We might raise yet another twist to this, however. Let's go back to Joe marrying Sue (the divorced wife of Sam). Their "marriage," according to Jesus, is an adulterous union. But suppose Joe and Sue are saved, and in the process of repentance and trying to get their lives straightened out, they learn that Sam (Sue's husband) has passed away. Does their adulterous relationship automatically become a legitimate marriage?

Sam's death certainly does not legitimize Joe and Sue's adultery nor nullify their need for repentance. They entered their relationship in sin, and that sin calls for confession and repentance. Sam's death does free Sue, however, from her former marital ties. ". . . but if her husband be dead, she is free from that law; so that she is no adulteress, though she be married to another man" (Romans 7:3).
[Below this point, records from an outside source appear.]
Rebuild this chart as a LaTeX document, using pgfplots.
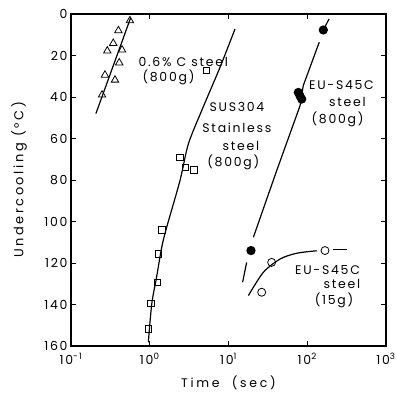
\documentclass[border=0pt]{standalone}
\usepackage{fontspec}
\setmainfont{Poppins}[LetterSpace=14]
\usepackage{pgfplots}
\pgfplotsset{compat=1.18}
\begin{document}
\begin{tikzpicture}
\path[use as bounding box] (-71bp,-48bp) rectangle (326bp,346bp);
\begin{axis}[
  scale only axis, width=315bp, height=332bp,
  anchor=south west, at={(0,0)},
  xmode=log, xmin=0.1, xmax=1000, ymin=0, ymax=160, y dir=reverse,
  xtick={0.1,1,10,100,1000},
  xticklabels={10\textsuperscript{-1},10\textsuperscript{0},10\textsuperscript{1},10\textsuperscript{2},10\textsuperscript{3}},
  xticklabel style={yshift=-4bp},
  xminorticks=false,
  ytick={0,20,...,160},
  yticklabel style={/pgf/number format/assume math mode=true},
  tick align=inside, major tick length=5bp,
  axis line style={line width=1.3pt},
  tick style={line width=0.8pt, black},
  font=\fontsize{12.5}{14}\selectfont,
  xlabel={Time\ \ (sec)}, ylabel={Undercooling (°C)},
  xlabel style={at={(axis description cs:0.5,-0.111)}, anchor=center, font=\fontsize{12.5}{14}\selectfont\addfontfeature{LetterSpace=22}},
  ylabel style={at={(axis description cs:-0.165,0.5)}, anchor=center, font=\fontsize{13}{15}\selectfont\addfontfeature{LetterSpace=20}},
  every axis plot/.append style={line width=1.2pt, black},
  clip=false,
]
% 0.6% C steel
\addplot[only marks, mark=triangle, mark size=4.3bp, mark options={line width=0.8pt}] coordinates {
(0.56,3.2) (0.40,8) (0.344,14.1) (0.289,17.8) (0.445,17.3) (0.41,23.5) (0.27,29.4) (0.362,31.8) (0.248,39)};
\addplot[no marks] coordinates {(0.57,2) (0.207,48)};
% SUS304
\addplot[only marks, mark=square, mark size=3.2bp, mark options={line width=0.8pt}] coordinates {
(5.28,27.3) (2.42,69) (2.86,73.9) (3.65,75.2) (1.42,104.1) (1.29,115.7) (1.26,129.3) (1.04,139.4) (0.96,151.8)};
\addplot[no marks, smooth] coordinates {
(12.1,7.2) (7.8,25.7) (4.56,46.6) (3.09,62.7) (2.42,80.3) (1.64,102.8) (1.42,112.4) (1.22,126.9) (1.06,139.8) (0.96,158.2)};
% EU-S45C 800g
\addplot[no marks] coordinates {(189,2.4) (160,7.7)};
\addplot[no marks] coordinates {(142,13.6) (89,34.5) (81,44.2) (40.9,75.5) (20.7,107.6)};
\addplot[no marks] coordinates {(17,119.7) (15.1,129.3)};
\addplot[only marks, mark=*, mark size=4bp] coordinates {
(160,7.7) (77,37.8) (81,39.5) (85,41) (19.3,114)};
% EU-S45C 15g
\addplot[no marks, smooth] coordinates {
(17.9,135.7) (27.7,124.5) (45.1,118.1) (73.5,115.3) (132,114.1)};
\addplot[no marks] coordinates {(214,113.3) (318,113.3)};
\addplot[only marks, mark=o, mark size=4bp, mark options={line width=0.8pt, fill=white}] coordinates {
(168,114) (35.3,119.7) (26.4,134.1)};
% labels
\node[anchor=west] at (axis cs:0.65,23.1) {0.6\% C steel};
\node[anchor=west] at (axis cs:0.73,30.4) {(800g)};
\node at (axis cs:12.8,44.8) {SUS304};
\node at (axis cs:12.8,54.9) {Stainless};
\node at (axis cs:14.4,63.6) {steel};
\node at (axis cs:11.5,71.3) {(800g)};
\node at (axis cs:272,34.2) {EU-S45C};
\node at (axis cs:324,42.4) {steel};
\node at (axis cs:242,50.6) {(800g)};
\node at (axis cs:181,123.4) {EU-S45C};
\node at (axis cs:276,130.1) {steel};
\node at (axis cs:219,137.8) {(15g)};
\end{axis}
\end{tikzpicture}
\end{document}
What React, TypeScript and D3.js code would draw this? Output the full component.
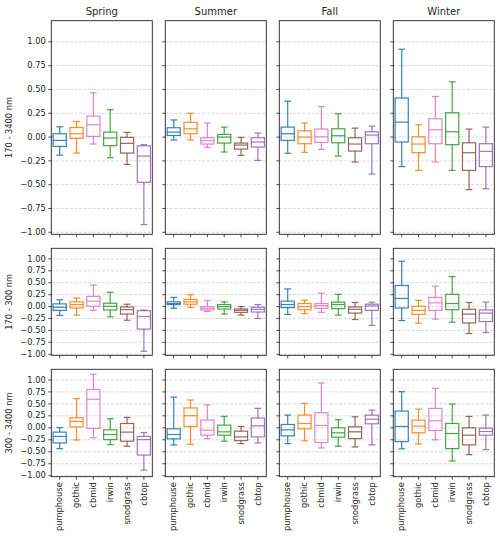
import React from "react";
import * as d3 from "d3";

const seasons = ["Spring", "Summer", "Fall", "Winter"];
const sites = ["pumphouse", "gothic", "cbmid", "irwin", "snodgrass", "cbtop"];
const bandLabels = ["170 - 3400 nm", "170 - 300 nm", "300 - 3400 nm"];
const yTicks = [-1.0, -0.75, -0.5, -0.25, 0.0, 0.25, 0.5, 0.75, 1.0];
const colors = ["#1f77b4", "#ff7f0e", "#e377c2", "#2ca02c", "#8c564b", "#9467bd"];

// each box: [whisker low, q1, median, q3, whisker high]
const fullSpring = [
  [-0.19, -0.098, -0.035, 0.035, 0.108],
  [-0.168, -0.014, 0.035, 0.1, 0.164],
  [-0.073, 0.007, 0.13, 0.22, 0.465],
  [-0.217, -0.09, -0.01, 0.052, 0.287],
  [-0.287, -0.168, -0.066, -0.003, 0.049],
  [-0.92, -0.475, -0.2, -0.092, -0.08],
];
const fullSummer = [
  [-0.03, 0.017, 0.052, 0.098, 0.18],
  [-0.03, 0.035, 0.087, 0.154, 0.25],
  [-0.108, -0.073, -0.038, -0.007, 0.147],
  [-0.157, -0.063, 0.0, 0.028, 0.105],
  [-0.192, -0.126, -0.084, -0.063, -0.003],
  [-0.245, -0.105, -0.052, -0.007, 0.042],
];
const fullFall = [
  [-0.17, -0.035, 0.035, 0.105, 0.378],
  [-0.16, -0.07, 0.0, 0.066, 0.147],
  [-0.13, -0.056, 0.003, 0.084, 0.32],
  [-0.2, -0.06, 0.014, 0.087, 0.245],
  [-0.262, -0.147, -0.073, -0.007, 0.094],
  [-0.388, -0.07, 0.021, 0.056, 0.115],
];
const fullWinter = [
  [-0.31, -0.052, 0.157, 0.41, 0.923],
  [-0.35, -0.164, -0.073, 0.003, 0.13],
  [-0.262, -0.07, 0.077, 0.192, 0.427],
  [-0.35, -0.08, 0.056, 0.255, 0.58],
  [-0.552, -0.35, -0.164, -0.06, 0.084],
  [-0.542, -0.31, -0.15, -0.07, 0.105],
];

const uvSpring = [
  [-0.186, -0.079, -0.014, 0.057, 0.143],
  [-0.179, -0.029, 0.043, 0.1, 0.179],
  [-0.079, 0.007, 0.114, 0.214, 0.45],
  [-0.214, -0.071, 0.007, 0.071, 0.3],
  [-0.286, -0.157, -0.064, -0.007, 0.05],
  [-0.936, -0.471, -0.207, -0.086, -0.071],
];
const uvSummer = [
  [-0.036, 0.043, 0.064, 0.1, 0.193],
  [-0.014, 0.05, 0.1, 0.15, 0.25],
  [-0.1, -0.071, -0.036, 0.0, 0.129],
  [-0.157, -0.05, 0.0, 0.043, 0.1],
  [-0.179, -0.121, -0.079, -0.05, 0.0],
  [-0.25, -0.114, -0.057, -0.014, 0.043],
];
const uvFall = [
  [-0.164, -0.021, 0.043, 0.114, 0.371],
  [-0.15, -0.064, 0.0, 0.064, 0.136],
  [-0.121, -0.036, 0.021, 0.064, 0.279],
  [-0.179, -0.043, 0.043, 0.093, 0.257],
  [-0.271, -0.136, -0.057, -0.007, 0.086],
  [-0.393, -0.079, 0.014, 0.05, 0.093],
];
const uvWinter = [
  [-0.293, -0.029, 0.171, 0.443, 0.95],
  [-0.35, -0.164, -0.079, 0.007, 0.129],
  [-0.264, -0.079, 0.079, 0.193, 0.429],
  [-0.329, -0.064, 0.064, 0.257, 0.629],
  [-0.564, -0.343, -0.157, -0.057, 0.086],
  [-0.543, -0.314, -0.136, -0.071, 0.093],
];

const visSpring = [
  [-0.435, -0.316, -0.18, -0.09, 0.007],
  [-0.253, 0.02, 0.133, 0.21, 0.61],
  [-0.21, -0.014, 0.596, 0.8, 1.12],
  [-0.35, -0.246, -0.14, -0.042, 0.19],
  [-0.386, -0.28, -0.09, 0.09, 0.218],
  [-0.884, -0.568, -0.246, -0.18, -0.098],
];
const visSummer = [
  [-0.358, -0.23, -0.14, -0.021, 0.64],
  [-0.344, 0.028, 0.253, 0.414, 0.58],
  [-0.225, -0.154, -0.049, 0.161, 0.477],
  [-0.28, -0.154, -0.084, 0.056, 0.239],
  [-0.33, -0.267, -0.19, -0.07, 0.028],
  [-0.316, -0.19, 0.042, 0.204, 0.407],
];
const visFall = [
  [-0.329, -0.168, -0.042, 0.07, 0.266],
  [-0.273, -0.021, 0.09, 0.266, 0.51],
  [-0.42, -0.308, 0.049, 0.315, 0.937],
  [-0.385, -0.196, -0.105, 0.0, 0.168],
  [-0.4, -0.224, -0.084, 0.021, 0.23],
  [-0.357, 0.084, 0.18, 0.266, 0.37],
];
const visWinter = [
  [-0.44, -0.287, 0.028, 0.35, 0.755],
  [-0.336, -0.105, 0.035, 0.16, 0.39],
  [-0.252, -0.056, 0.147, 0.405, 0.825],
  [-0.692, -0.434, -0.119, 0.09, 0.497],
  [-0.56, -0.357, -0.154, 0.0, 0.238],
  [-0.455, -0.154, -0.077, -0.007, 0.266],
];

const grid = [
  [fullSpring, fullSummer, fullFall, fullWinter],
  [uvSpring, uvSummer, uvFall, uvWinter],
  [visSpring, visSummer, visFall, visWinter],
];

const W = 500;
const H = 541;
const colLefts = [51.3, 165.3, 279.3, 393.3];
const colW = 101;
const rowTops = [20.7, 248.3, 369.3];
const rowBottoms = [234.3, 355.3, 476.7];
const yDomain: [number, number] = [-1.021, 1.222];
const FONT = "DejaVu Sans, sans-serif";
const TEXT = "#262626";

function Panel({ r, c }: { r: number; c: number }) {
  const data = grid[r][c];
  const x0 = colLefts[c];
  const y0 = rowTops[r];
  const y1 = rowBottoms[r];
  const x = d3.scaleBand<string>().domain(sites).range([x0, x0 + colW]).paddingInner(0).paddingOuter(0);
  const y = d3.scaleLinear().domain(yDomain).range([y1, y0]);
  const bw = x.bandwidth();
  const boxW = bw * 0.78;
  const capW = bw * 0.4;
  return (
    <g>
      {yTicks.map((t) => (
        <line key={"g" + t} x1={x0} x2={x0 + colW} y1={y(t)} y2={y(t)} stroke="#cfcfcf" strokeWidth={0.8} strokeDasharray="3,1.6" />
      ))}
      {data.map((s, i) => {
        const cx = (x(sites[i]) as number) + bw / 2;
        const col = colors[i];
        const [lo, q1, med, q3, hi] = s;
        return (
          <g key={i} stroke={col} strokeWidth={1.2} fill="none" strokeOpacity={0.9}>
            <line x1={cx} x2={cx} y1={y(q3)} y2={y(hi)} />
            <line x1={cx} x2={cx} y1={y(q1)} y2={y(lo)} />
            <line x1={cx - capW / 2} x2={cx + capW / 2} y1={y(hi)} y2={y(hi)} />
            <line x1={cx - capW / 2} x2={cx + capW / 2} y1={y(lo)} y2={y(lo)} />
            <rect x={cx - boxW / 2} width={boxW} y={y(q3)} height={Math.max(0.5, y(q1) - y(q3))} />
            <line x1={cx - boxW / 2} x2={cx + boxW / 2} y1={y(med)} y2={y(med)} />
          </g>
        );
      })}
      <rect x={x0} y={y0} width={colW} height={y1 - y0} fill="none" stroke="#222" strokeWidth={0.9} />
      {yTicks.map((t) => (
        <g key={"t" + t}>
          <line x1={x0 - 3} x2={x0} y1={y(t)} y2={y(t)} stroke="#222" strokeWidth={0.8} />
          {c === 0 && (
            <text x={x0 - 5.5} y={y(t)} dy="0.32em" textAnchor="end" fontSize={8.3} fontFamily={FONT} fill={TEXT}>
              {d3.format(".2f")(t).replace("-", "\u2212")}
            </text>
          )}
        </g>
      ))}
      {sites.map((s) => {
        const cx = (x(s) as number) + bw / 2;
        return (
          <g key={"x" + s}>
            <line x1={cx} x2={cx} y1={y1} y2={y1 + 3} stroke="#222" strokeWidth={0.8} />
            {r === 2 && (
              <text
                transform={`translate(${cx},${y1 + 5.5}) rotate(-90)`}
                textAnchor="end"
                dy="0.32em"
                fontSize={8.3}
                fontFamily={FONT}
                fill={TEXT}
              >
                {s}
              </text>
            )}
          </g>
        );
      })}
      {r === 0 && (
        <text x={x0 + colW / 2} y={y0 - 6} textAnchor="middle" fontSize={10} fontFamily={FONT} fill={TEXT}>
          {seasons[c]}
        </text>
      )}
      {c === 0 && (
        <text
          transform={`translate(9.5,${(y0 + y1) / 2}) rotate(-90)`}
          textAnchor="middle"
          dy="0.32em"
          fontSize={8.3}
          fontFamily={FONT}
          fill={TEXT}
        >
          {bandLabels[r]}
        </text>
      )}
    </g>
  );
}

export default function App() {
  return (
    <svg width={W} height={H} style={{ position: "absolute", left: 0, top: 0, background: "#fff" }}>
      <rect width={W} height={H} fill="#fff" />
      {[0, 1, 2].map((r) => [0, 1, 2, 3].map((c) => <Panel key={r + "-" + c} r={r} c={c} />))}
    </svg>
  );
}
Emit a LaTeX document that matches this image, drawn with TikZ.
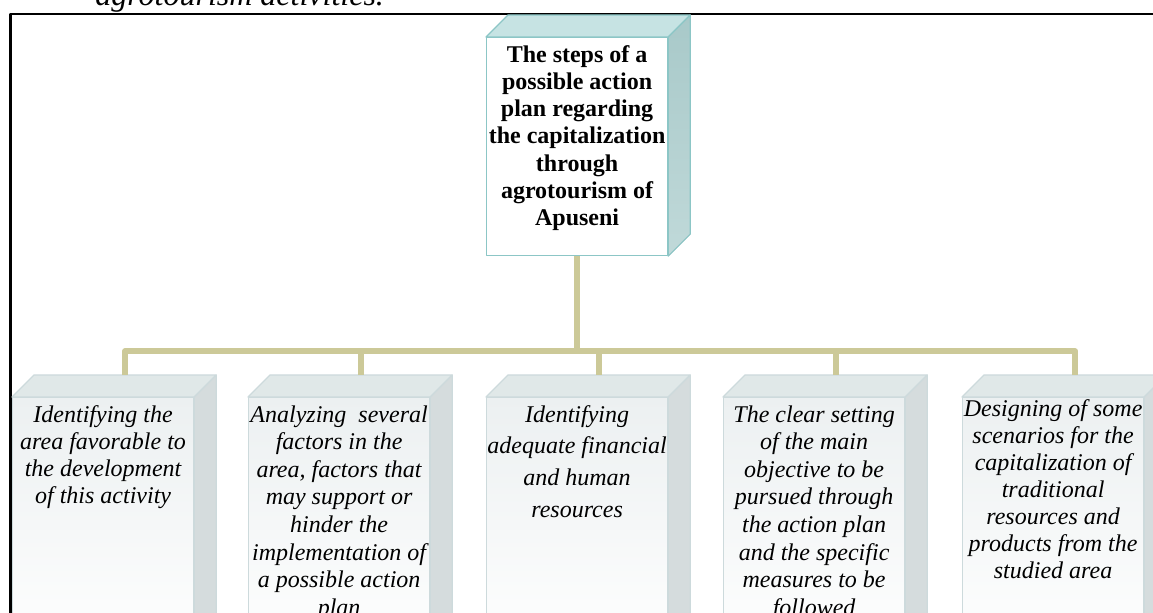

A possible approach to the problem of their marriage would be for Joe and Sue to have a true marriage ceremony in which they pledge their lives to each other. This would not be necessary from a legal standpoint, of course, for in the records of the state, they are considered married. But it would place both their past relationship and their future relationship in a proper light. It would likewise honor the integrity of marriage.

Hypothetical situations innumerable could be raised, which demonstrate that hard and fast rules are not always possible. Fortunately, the church must not decide every hypothetical case in order to deal with actual problems, but unfortunately, with the erosion of marriage in our society, real situations sometimes present us with problems our hypothetical situations never included.

The point here is to acknowledge that the Bible does not lay out rules for every variation of man's sinful entanglement. Christians must be obedient to the commands of Jesus in those situations which are clear, and willing to apply His principles wisely in those situations which are complicated.